- **Objective**: Each line of the listing must be transcribed exactly, except for the images, which should be excluded.

- **Dataset excerpt**:
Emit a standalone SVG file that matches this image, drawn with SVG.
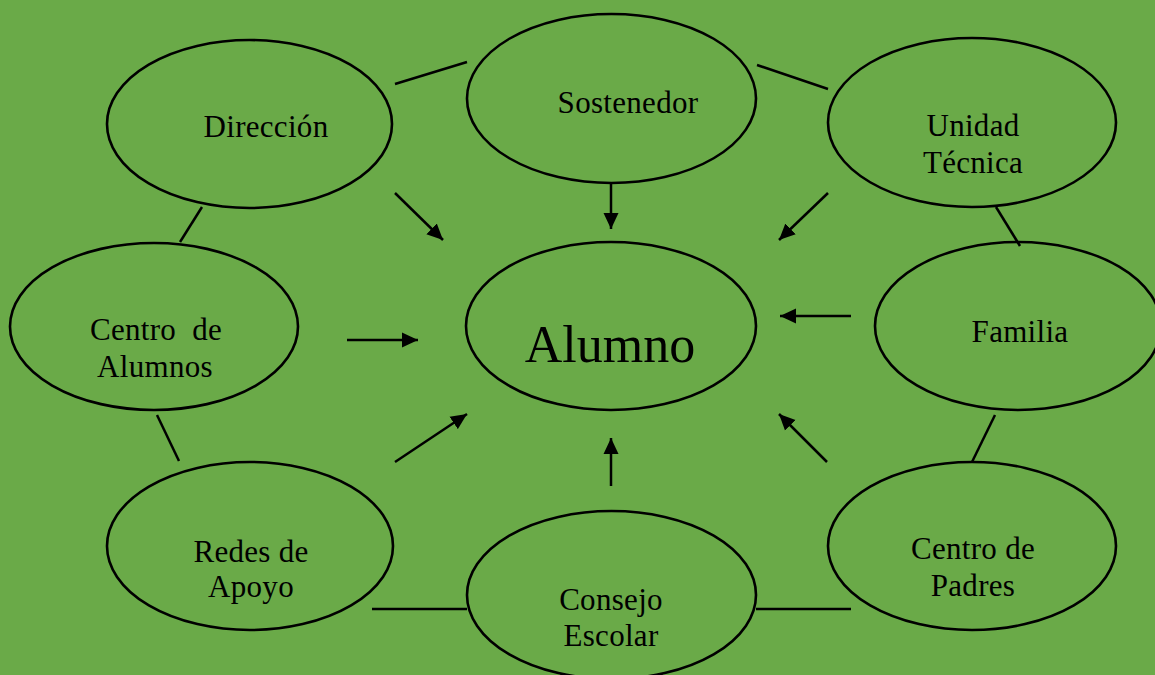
<svg xmlns="http://www.w3.org/2000/svg" width="1155" height="675" viewBox="0 0 1155 675">
<style>
.node{fill:none;stroke:#000;stroke-width:2.6}
.lbl{font-family:"Liberation Serif","Times New Roman",serif;font-size:31px;letter-spacing:0.3px;text-anchor:middle;fill:#000}
.big{font-size:52px;letter-spacing:0}
.ln{stroke:#000;stroke-width:2.5;fill:none}
.ar{marker-end:url(#ah)}
</style>
<defs>
<marker id="ah" markerUnits="userSpaceOnUse" markerWidth="16" markerHeight="16" refX="16" refY="8" orient="auto">
<path d="M0,0.5 L16,8 L0,15.5 z" fill="#000"/>
</marker>
</defs>
<rect x="0" y="0" width="1155" height="675" fill="#6AAA48"/>
<g id="connectors">
<line class="ln" x1="395" y1="84" x2="467" y2="62"/>
<line class="ln" x1="757" y1="65" x2="828" y2="89"/>
<line class="ln" x1="202" y1="207" x2="180" y2="242"/>
<line class="ln" x1="996" y1="207" x2="1020" y2="246"/>
<line class="ln" x1="157" y1="415" x2="179" y2="461"/>
<line class="ln" x1="995" y1="415" x2="972" y2="462"/>
<line class="ln" x1="372" y1="609" x2="467" y2="609"/>
<line class="ln" x1="756" y1="609" x2="851" y2="609"/>
<line class="ln ar" x1="611" y1="183" x2="611" y2="229"/>
<line class="ln ar" x1="395" y1="193" x2="443" y2="240"/>
<line class="ln ar" x1="828" y1="193" x2="779" y2="240"/>
<line class="ln ar" x1="347" y1="340" x2="418" y2="340"/>
<line class="ln ar" x1="851" y1="316" x2="780" y2="316"/>
<line class="ln ar" x1="395" y1="462" x2="467" y2="414"/>
<line class="ln ar" x1="827" y1="462" x2="779" y2="414"/>
<line class="ln ar" x1="611" y1="486" x2="611" y2="438"/>
</g>
<g id="sostenedor">
<ellipse class="node" cx="611.5" cy="98.5" rx="144.5" ry="84.5"/>
<text class="lbl" x="628" y="113">Sostenedor</text>
</g>
<g id="direccion">
<ellipse class="node" cx="249.5" cy="124" rx="142.5" ry="84"/>
<text class="lbl" x="266" y="137">Dirección</text>
</g>
<g id="unidad-tecnica">
<ellipse class="node" cx="972" cy="122.5" rx="144" ry="84.5"/>
<text class="lbl" x="973" y="136">Unidad</text>
<text class="lbl" x="973" y="173">Técnica</text>
</g>
<g id="alumno">
<ellipse class="node" cx="611" cy="326" rx="145" ry="84"/>
<text class="lbl big" x="610" y="362">Alumno</text>
</g>
<g id="centro-alumnos">
<ellipse class="node" cx="154" cy="326.5" rx="144" ry="83.5"/>
<text class="lbl" x="156" y="340" xml:space="preserve">Centro  de</text>
<text class="lbl" x="155" y="377">Alumnos</text>
</g>
<g id="familia">
<ellipse class="node" cx="1018" cy="326" rx="143" ry="84"/>
<text class="lbl" x="1020" y="342">Familia</text>
</g>
<g id="redes-apoyo">
<ellipse class="node" cx="250" cy="546" rx="143" ry="84"/>
<text class="lbl" x="251" y="562">Redes de</text>
<text class="lbl" x="251" y="597">Apoyo</text>
</g>
<g id="centro-padres">
<ellipse class="node" cx="972" cy="546" rx="144" ry="84"/>
<text class="lbl" x="973" y="559">Centro de</text>
<text class="lbl" x="973" y="596">Padres</text>
</g>
<g id="consejo-escolar">
<ellipse class="node" cx="611.5" cy="595" rx="144.5" ry="84"/>
<text class="lbl" x="611" y="610">Consejo</text>
<text class="lbl" x="611" y="646">Escolar</text>
</g>
</svg>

- **Correct output**:
Emit a standalone SVG file that matches this image, drawn with SVG.
<svg xmlns="http://www.w3.org/2000/svg" width="1155" height="675" viewBox="0 0 1155 675">
<style>
.node{fill:none;stroke:#000;stroke-width:2.6}
.lbl{font-family:"Liberation Serif","Times New Roman",serif;font-size:31px;letter-spacing:0.3px;text-anchor:middle;fill:#000}
.big{font-size:52px;letter-spacing:0}
.ln{stroke:#000;stroke-width:2.5;fill:none}
.ar{marker-end:url(#ah)}
</style>
<defs>
<marker id="ah" markerUnits="userSpaceOnUse" markerWidth="16" markerHeight="16" refX="16" refY="8" orient="auto">
<path d="M0,0.5 L16,8 L0,15.5 z" fill="#000"/>
</marker>
</defs>
<rect x="0" y="0" width="1155" height="675" fill="#6AAA48"/>
<g id="connectors">
<line class="ln" x1="395" y1="84" x2="467" y2="62"/>
<line class="ln" x1="757" y1="65" x2="828" y2="89"/>
<line class="ln" x1="202" y1="207" x2="180" y2="242"/>
<line class="ln" x1="996" y1="207" x2="1020" y2="246"/>
<line class="ln" x1="157" y1="415" x2="179" y2="461"/>
<line class="ln" x1="995" y1="415" x2="972" y2="462"/>
<line class="ln" x1="372" y1="609" x2="467" y2="609"/>
<line class="ln" x1="756" y1="609" x2="851" y2="609"/>
<line class="ln ar" x1="611" y1="183" x2="611" y2="229"/>
<line class="ln ar" x1="395" y1="193" x2="443" y2="240"/>
<line class="ln ar" x1="828" y1="193" x2="779" y2="240"/>
<line class="ln ar" x1="347" y1="340" x2="418" y2="340"/>
<line class="ln ar" x1="851" y1="316" x2="780" y2="316"/>
<line class="ln ar" x1="395" y1="462" x2="467" y2="414"/>
<line class="ln ar" x1="827" y1="462" x2="779" y2="414"/>
<line class="ln ar" x1="611" y1="486" x2="611" y2="438"/>
</g>
<g id="sostenedor">
<ellipse class="node" cx="611.5" cy="98.5" rx="144.5" ry="84.5"/>
<text class="lbl" x="628" y="113">Sostenedor</text>
</g>
<g id="direccion">
<ellipse class="node" cx="249.5" cy="124" rx="142.5" ry="84"/>
<text class="lbl" x="266" y="137">Dirección</text>
</g>
<g id="unidad-tecnica">
<ellipse class="node" cx="972" cy="122.5" rx="144" ry="84.5"/>
<text class="lbl" x="973" y="136">Unidad</text>
<text class="lbl" x="973" y="173">Técnica</text>
</g>
<g id="alumno">
<ellipse class="node" cx="611" cy="326" rx="145" ry="84"/>
<text class="lbl big" x="610" y="362">Alumno</text>
</g>
<g id="centro-alumnos">
<ellipse class="node" cx="154" cy="326.5" rx="144" ry="83.5"/>
<text class="lbl" x="156" y="340" xml:space="preserve">Centro  de</text>
<text class="lbl" x="155" y="377">Alumnos</text>
</g>
<g id="familia">
<ellipse class="node" cx="1018" cy="326" rx="143" ry="84"/>
<text class="lbl" x="1020" y="342">Familia</text>
</g>
<g id="redes-apoyo">
<ellipse class="node" cx="250" cy="546" rx="143" ry="84"/>
<text class="lbl" x="251" y="562">Redes de</text>
<text class="lbl" x="251" y="597">Apoyo</text>
</g>
<g id="centro-padres">
<ellipse class="node" cx="972" cy="546" rx="144" ry="84"/>
<text class="lbl" x="973" y="559">Centro de</text>
<text class="lbl" x="973" y="596">Padres</text>
</g>
<g id="consejo-escolar">
<ellipse class="node" cx="611.5" cy="595" rx="144.5" ry="84"/>
<text class="lbl" x="611" y="610">Consejo</text>
<text class="lbl" x="611" y="646">Escolar</text>
</g>
</svg>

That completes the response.